VORONEZH, April 3 (RIA Novosti) – Prosecutors in the central Russian Voronezh Region have started inspections of nongovernmental organizations (NGOs) as part of an anti-extremism drive, the regional prosecutor’s office has reported.
“The regional prosecutor’s office, in line with an assignment from the Russian Prosecutor General’s Office, is conducting a check aimed at establishing whether public and religious associations and other NGOs comply with laws against extremism,” the office said in a statement on Tuesday.

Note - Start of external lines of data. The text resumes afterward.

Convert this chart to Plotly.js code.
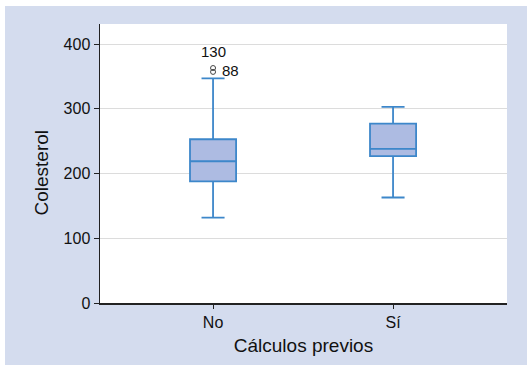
<!DOCTYPE html>
<html>
<head>
<meta charset="utf-8">
<script src="https://cdn.plot.ly/plotly-3.0.1.min.js"></script>
<style>
html, body { margin: 0; padding: 0; background: #ffffff; width: 527px; height: 365px; overflow: hidden; }
#chart { position: absolute; left: 5px; top: 6px; width: 522px; height: 359px; }
</style>
</head>
<body>
<div id="chart"></div>
<script>
var categories = ['No', 'Sí'];
var q1Values = [188, 227];
var medianValues = [219, 238];
var q3Values = [253, 277];
var lowerWhisker = [132, 163];
var upperWhisker = [347, 303];
var outlierCategory = ['No', 'No'];
var outlierValues = [363, 357];
var outlierLabels = ['130', '88'];
var yTickValues = [0, 100, 200, 300, 400];
var xTitle = 'Cálculos previos';
var yTitle = 'Colesterol';

var boxTrace = {
  type: 'box',
  x: categories,
  q1: q1Values,
  median: medianValues,
  q3: q3Values,
  lowerfence: lowerWhisker,
  upperfence: upperWhisker,
  width: 0.256,
  whiskerwidth: 0.5,
  boxpoints: false,
  fillcolor: '#adbbe2',
  line: { color: '#3d87ca', width: 1.8 },
  hoverinfo: 'skip',
  showlegend: false
};

var outlierTrace = {
  type: 'scatter',
  mode: 'markers',
  x: outlierCategory,
  y: outlierValues,
  marker: { symbol: 'circle-open', size: 5, color: '#444', line: { width: 1, color: '#444' } },
  cliponaxis: false,
  hoverinfo: 'skip',
  showlegend: false
};

var labelStyle = [
  { xanchor: 'center', yanchor: 'middle', xshift: 0, yshift: 17 },
  { xanchor: 'left', yanchor: 'middle', xshift: 7, yshift: 1 }
];
var annotations = outlierLabels.map(function (t, i) {
  return {
    x: outlierCategory[i], y: outlierValues[i], xref: 'x', yref: 'y',
    text: t, showarrow: false,
    xanchor: labelStyle[i].xanchor, yanchor: labelStyle[i].yanchor,
    xshift: labelStyle[i].xshift, yshift: labelStyle[i].yshift,
    font: { family: 'Liberation Sans, Arial, sans-serif', size: 15, color: '#111' }
  };
});
annotations.push({
  xref: 'paper', yref: 'paper', x: -0.1425, y: 0.4677,
  xanchor: 'center', yanchor: 'middle', textangle: -90,
  text: yTitle, showarrow: false,
  font: { family: 'Liberation Sans, Arial, sans-serif', size: 19, color: '#111' }
});

var layout = {
  width: 522,
  height: 359,
  paper_bgcolor: '#d4dcee',
  plot_bgcolor: '#ffffff',
  margin: { l: 95, r: 20, t: 18, b: 62 },
  font: { family: 'Liberation Sans, Arial, sans-serif', color: '#111', size: 16 },
  showlegend: false,
  annotations: annotations,
  xaxis: {
    type: 'category',
    range: [-0.628, 1.633],
    showgrid: false,
    showline: true,
    linecolor: '#222',
    linewidth: 2,
    ticks: 'outside',
    ticklen: 4,
    tickcolor: '#222',
    tickfont: { size: 16, color: '#111' },
    title: { text: xTitle, font: { size: 19, color: '#111' }, standoff: 8 },
    automargin: false,
    zeroline: false
  },
  yaxis: {
    range: [0, 431],
    tickvals: yTickValues,
    showgrid: true,
    gridcolor: '#dcdcdc',
    gridwidth: 1,
    showline: true,
    linecolor: '#222',
    linewidth: 1.5,
    ticks: 'outside',
    ticklen: 5,
    tickcolor: '#222',
    tickfont: { size: 16, color: '#111' },
    automargin: false,
    zeroline: false
  }
};

Plotly.newPlot('chart', [boxTrace, outlierTrace], layout, { displayModeBar: false, staticPlot: true });
</script>
</body>
</html>
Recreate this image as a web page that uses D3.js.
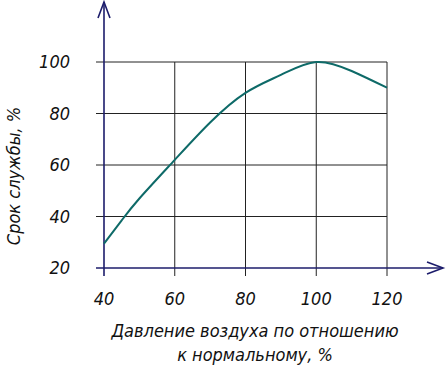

Nationwide NGO inspections have been taking place in Russia since March, and most observers had linked them to a new law that tightens control on NGOs and obliges those that receive foreign funding to register as “foreign agents.” Many NGO activists have complained of unexpected and time-consuming raids.
The NGOs targeted recently in particular included the Moscow offices of Human Rights Watch, corruption watchdog Transparency International and the Kazan-based advocacy group Agora. Agora has provided legal support to many political activists.
Voronezh-based rights advocate Alexei Kozlov told RIA Novosti that four regional organizations are the targets of current new checks, adding that the reason for the inspections was that the organizations receive foreign funding.
The Prosecutor General’s Office said March 28 that the recent series of spot checks on NGOs in Russia that caused outcry among rights advocates is aimed at establishing their compliance with laws against extremism and the legalization of criminal income.
Activists have condemned the inspections, which have targeted numerous high-profile rights groups, as a form of intimidation. According to Agora, over 80 organizations have been audited in 24 regions across Russia during the recent wave.
Russian President Vladimir Putin warned March 28 against government officials overdoing the ongoing nationwide wave of spot checks on NGOs. Putin said the checks should be monitored by the presidential ombudsman for human rights, Vladimir Lukin, to ensure there were no “excesses.”